Tuesday, April 29, 2008

"I really love America. I just don't know how to get there anymore."

John Prine is a local boy who grew up about a mile from where I'm sitting. He comes back from time to time, but as much as I like his music, these days he's playing to a different crowd and I'm not in it. His Chicago venues are upscale, impersonal and expensive. Far removed from the dives where he cut his chops.

To the left on this page I have included the John Prine catalog in my "Fundamentals of Understanding" section of seminal works.

That section was going to be much longer. As I considered the tomes, poems and papers that IMO, everyone should know, read and practice, I realized that perhaps the essence of life, and living in a modern world,is summarized by Heinlein, Suess and Prine. I further consider MIAHM and Yertle to be their seminal, stand-alone works.

Broadening the scope would not promote clarity or improve on the education much. You could add depth, breadth and width, encompass all the known classics, identify redundant themes, layered nuance and specifics by citing great works by great thinkers, but at core you don't gain much in the way of understanding.

You can disagree and probably do. But can you limit your bookshelf to three authors and capture the necessary Poli-Sci elements of people living together, the challenges they will face and the basic tools to make things work?

But back to the matter at hand....

When "Great Days" The John Prine Anthology was released
in 1993 I gleefully plunked down my money to own it. Even though I already had the Prine catalog, on vinyl, this propelled me into the Compact Disc age.

As much, if not more than the music, liner notes have been part of my life. I especially liked the ones that lent insight into the lyics. "What I was trying to say was", "What inspired that phrasing was"...

Great Days went above and beyond. In Prine's own words:

"The Great Compromise" - The idea I had in mind was
that America was this girl you used to take to the
drive-in movies. And then when you went to get some
popcorn, she turned around and screwed some guy in a
foreign sports car.
I really love America. I just don't know how to get there anymore.


"Common Sense" - This was my Bicentennial tribute to
that other great American patriot, Tom Paine. It's a
song about the American dream only existing in the
hearts and minds of immigrants until they live here
long enough for democracy to make them cold, cynical,
and indifferent, like all us native Americans. It don't
make much sense.


"Living In The Future" - I always liked phrases like
"jumpin' Jehoshaphat!" and "great Caesar's ghost!"
Also, I had this vision that if you drop a cat out of a
window, it's supposed to land on its feet. But if the
cat doesn't, does that mean that the cat had problems
at home? Did it have suicidal tendencies?
But the idea I had came from Parade magazine in the
Sunday papers. When I was growing up, it seemed like
once a year some guy would write a story about how this
is the way your city is going to look in 20 years. And
the only city that ever looked like that was Seattle,
and they built all that for the World's Fair. None of
the other places had monorails. Instead, everybody's
standing in soup lines or looking for jobs.

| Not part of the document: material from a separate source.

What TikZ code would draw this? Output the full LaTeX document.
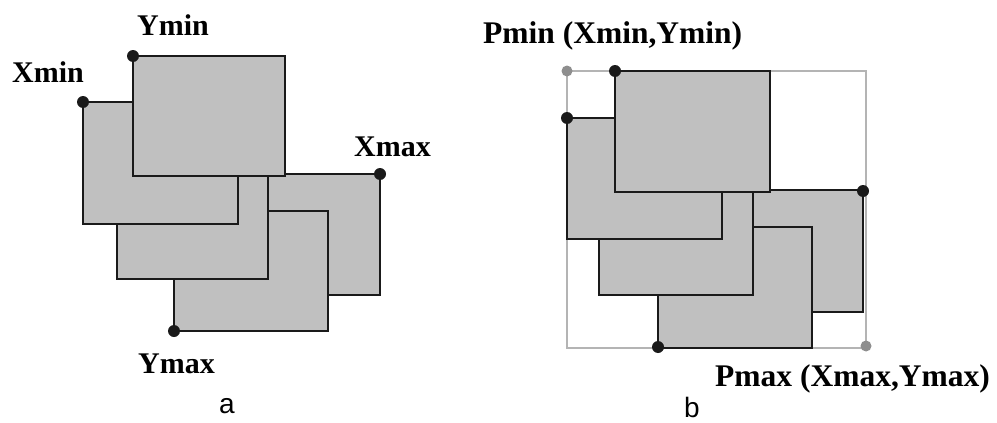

"People Puttin' People Down" - It's the only defense
some people have. As long as you got somebody to look
down on, you ain't on the bottom. So cold.

1 comment:

Anonymous said...

Don't know HOW I missed this post, but it's a BEAUT!

I'm a Prine fan, ever since Daddy Had A Hole In Arm Where All The Money Goes. I loved Phil Ochs, and Prine just sorta slipped into my stream in the early to mid 70's.

Never thought I'd ever see him, but, I got lucky and it's twice now, at www.strawberrymusic.com which we attend twice a year since '01.

Prine's a good muse, hoss. Well done.